Fitting shapes: In drain pipes, the fittings that join segments of straight pipes must have gradual bends, such as those created by sweeps, wye fittings and sanitary tees. Fittings that handle the flow of drain water cannot use sharp turns, such as street bends and vent elbows. The reason is that gradual bends are less likely to cause clogs in the pipes. However, fittings with sharp bends are allowed for vent pipes, which do not handle flowing water.

Cleanouts required: Each horizontal run of branch drain pipe must be equipped with an accessible cleanout fitting. In addition, there should be another cleanout wherever a horizontal branch drain makes a bend sharper than 45 degrees. This requirement is designed to simplify servicing the drain system in the event of clogs. The cleanout fittings should be the same size as the branch drain.

Vents: Each bathroom fixture drain should be located within a specified distance of a vent pipe that leads to outdoor air. The connection point where this vent pipe connects to the main waste-vent stack must be at least 6 inches above the flood level of the highest fixture in the bathroom (for example, 6 inches above the top rim of the vanity sink). The allowable distance from the vent pipe is determined by the size of the fixture's drain trap:

Trap Size

Maximum Distance From Trap to Vent Fitting

1 1/4 inch

5 feet

1 1/2 inch

6 feet

2 inch

8 feet

3 inch

12 feet

Connecting to the Main Waste-Vent Stack

For a DIYer, running the drain pipes and branch drains for each fixture is not a particularly difficult job since the plastic pipes and fittings are easy to cut and join with solvent glue. By carefully following the code requirements, most DIYers can do this work. The trickiest part of the drain system installation is connecting the new drain pipes and vent pipes to the main waste-vent stack. This can be difficult work, especially if the waste-vent stack is made of cast iron, as is often the case in older homes.

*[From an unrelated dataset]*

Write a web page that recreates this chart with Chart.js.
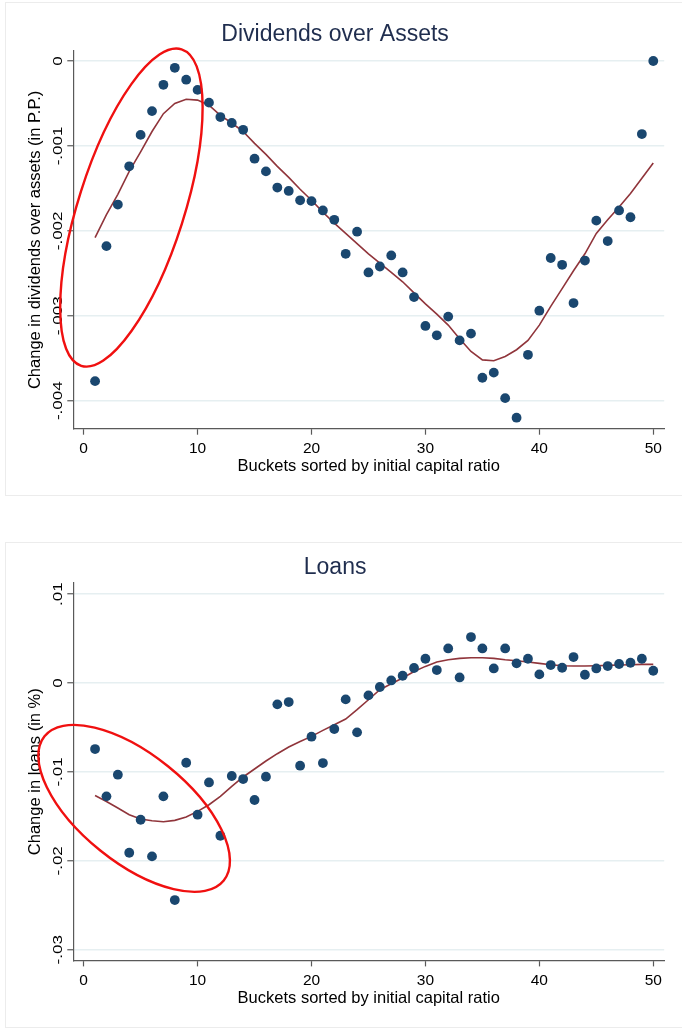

The process involves cutting away a segment of the waste-vent stack and then splicing in an appropriate sanitary tee fitting where the new branch drains will flow into the stack and adding a vent tee where the vent pipes will join the main stack. This is quite easily done if the vent stack is PVC or ABS plastic, but it is much harder with cast iron since this requires special tools and support techniques to hold the heavy stack in place as the tee fittings are installed.

When splicing plastic drain pipes into a cast iron drain-waste stack, special banded couplings are used to hold plastic tee fittings in place where a section of the iron pipe is removed. Riser clamps must be installed to grip and support the heavy cast iron pipe in place between wall studs. This is the point where some DIYers may want to hire a professional plumber to complete the work. It's not uncommon for homeowners to do most of the drain pipe installation themselves and then call in a plumber to review the work and make the drain-waste stack connections.

In some bathroom remodeling projects, the waste-vent stack connections for the old plumbing can be adapted to serve the new pipes. This makes for an easier installation since it doesn't require new connections to the stack.